艾丽尼·戈德法布医生走进餐车饭馆里的火车座隔间,在苏珊·洛里曼的对面坐了下来。
“谢谢你能来见我。”苏珊说。
她们讨论过到镇外去,但最终艾丽尼否决了那个想法。任何看到她们的人都会简单地认为,她们是两个吃午饭的女士。艾丽尼从来没有时间吃午饭,也从来没有这样想过,因为她在医院工作的时间太长,而且也害怕自己变成这样吃午饭的女人之一。
甚至在她的孩子们幼年的时候,传统的为母之道也从来没有在她身上体现过。她从来没有渴望过放弃医务工作,然后待在家里,在孩子们的生活里扮演一个更传统的角色。正相反——她迫不及待地等侯着产期的结束,她就可以体面地回去工作。她的孩子们似乎也没有因此变得很糟糕。她一直都没有在他们身边照顾他们。但是,她认为那样有助于使孩子们更加独立,生活态度会更加健康。
至少她自己是这么认为的。
然而去年,医院举办了一个派对,以表达对她的敬意。许多她以前的住院实习医生和普通实习医生都来向他们最喜欢的老师致敬。艾丽尼偶然听到她最优秀的一个学生激动地对凯尔西说艾丽尼是一个多么敬业的老师,她一定为有艾丽尼·戈德法布这样的母亲感到非常自豪。凯尔西已经喝了一两杯酒,她回应说:“她在这儿待的时间那么多,所以我根本没有多少机会在家里看到她。”

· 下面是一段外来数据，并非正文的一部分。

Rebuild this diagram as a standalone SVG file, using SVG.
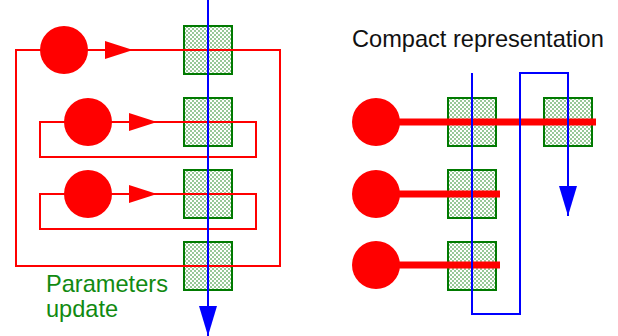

是啊。事业,为人母,幸福的婚姻——她极其轻松地将三者都做得很好,不是吗?
除了现在,这个病例的处理情况一团糟。如果那些探员告诉她的是真的,她的事业甚至也岌岌可危。
“捐赠库有新消息吗?”苏珊·洛里曼问道。
“没有。”
“丹特和我正在计划一个大型的捐赠动员。我去了卢卡斯就读的小学。迈克的女儿吉尔也是在那里上学。我和几个老师说过了,他们都觉得这是个很好的主意。我们准备下周六进行,号召所有的人报名捐赠。”
艾丽尼点点头:“这样做也许会有帮助。”
“你还在寻找,是吗?我的意思是,没有希望了吗?”
艾丽尼有些心不在焉。“也不是没有希望。”
苏珊·洛里曼咬了咬下嘴唇口她天生丽质,很难不令人羡慕。艾丽尼知道,男人对这样的美貌趋之若鹜。当苏珊·洛里曼在房间里的时侯,甚至连迈克讲话时声音里都有些异样。

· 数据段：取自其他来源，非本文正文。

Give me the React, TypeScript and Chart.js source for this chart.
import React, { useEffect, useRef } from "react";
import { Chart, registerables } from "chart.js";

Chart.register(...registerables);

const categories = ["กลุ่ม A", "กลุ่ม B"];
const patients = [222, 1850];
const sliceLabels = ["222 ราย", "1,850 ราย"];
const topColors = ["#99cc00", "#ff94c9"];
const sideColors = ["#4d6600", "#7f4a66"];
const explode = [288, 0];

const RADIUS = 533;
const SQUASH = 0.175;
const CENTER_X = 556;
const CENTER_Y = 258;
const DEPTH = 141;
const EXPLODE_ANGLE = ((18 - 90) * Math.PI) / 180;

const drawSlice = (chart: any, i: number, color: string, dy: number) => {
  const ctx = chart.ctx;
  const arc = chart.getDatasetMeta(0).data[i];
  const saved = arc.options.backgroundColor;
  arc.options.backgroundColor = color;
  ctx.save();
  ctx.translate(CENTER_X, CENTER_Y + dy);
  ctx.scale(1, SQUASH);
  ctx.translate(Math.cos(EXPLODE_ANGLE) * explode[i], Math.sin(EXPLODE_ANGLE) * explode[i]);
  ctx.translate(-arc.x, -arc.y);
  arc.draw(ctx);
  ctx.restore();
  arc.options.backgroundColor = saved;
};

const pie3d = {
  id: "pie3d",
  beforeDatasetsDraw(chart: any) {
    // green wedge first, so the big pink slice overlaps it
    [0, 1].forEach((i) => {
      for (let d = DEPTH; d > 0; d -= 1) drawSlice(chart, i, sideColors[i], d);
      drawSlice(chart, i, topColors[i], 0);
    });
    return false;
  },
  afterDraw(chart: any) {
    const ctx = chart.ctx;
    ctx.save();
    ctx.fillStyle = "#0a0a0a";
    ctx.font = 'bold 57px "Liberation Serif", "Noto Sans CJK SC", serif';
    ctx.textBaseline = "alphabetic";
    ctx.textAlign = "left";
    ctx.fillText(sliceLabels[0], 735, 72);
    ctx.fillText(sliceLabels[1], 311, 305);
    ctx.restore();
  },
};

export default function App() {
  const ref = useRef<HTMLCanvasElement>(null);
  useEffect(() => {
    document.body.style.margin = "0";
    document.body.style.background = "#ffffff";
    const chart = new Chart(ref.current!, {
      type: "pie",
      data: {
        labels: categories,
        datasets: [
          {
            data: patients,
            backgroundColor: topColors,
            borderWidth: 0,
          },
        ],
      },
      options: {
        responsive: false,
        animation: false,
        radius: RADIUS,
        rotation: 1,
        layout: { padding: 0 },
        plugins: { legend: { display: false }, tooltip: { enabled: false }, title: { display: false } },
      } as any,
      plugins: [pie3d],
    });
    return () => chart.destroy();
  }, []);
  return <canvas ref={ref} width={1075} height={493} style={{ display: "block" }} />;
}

餐车饭店里的女服务员端着一壶咖啡走了过来。艾丽尼点头示意她倒咖啡,但苏珊却问他们有没有花茶。女服务员看着她,好像她是在要灌肠剂似的。苏珊说,任何茶都可以。女服务员取了一小袋立顿茶回来,然后将热水倒进杯子里。
苏珊·洛里曼低头注视着热茶,仿佛里面隐藏着某个神圣的秘密。
“卢卡斯出生的时侯是难产。在他出生前的那周,我患上了肺炎,咳嗽得很厉害,居然有根肋骨都因此断了。我住进了医院,痛苦得不知道该怎么形容。丹特一直陪伴在我身边。他一步也不愿意离开我。”
苏珊双手慢慢把茶杯举到了嘴边,仿佛抱着一只受伤的鸟儿。
“我们查出来卢卡斯生病后,就召开了一个家庭会议。丹特表现得非常勇敢。他说到我们整个家族应该如何一起战胜病魔——‘我们是洛里曼家族’,他总是这样说——后来,那天晚上,他走到房外,哭得很伤心,我都担心他会伤到自己。”
“洛里曼夫人?”
“请叫我苏珊吧。”
“苏珊,我能想象。他是一个模范父亲。卢卡斯小时候,他为他洗澡,给他换尿布,训练他所在的足球队。现在要是知道他不是这个孩子的父亲,他会崩溃的。难道他所做的一切换回来的就是这个吗?”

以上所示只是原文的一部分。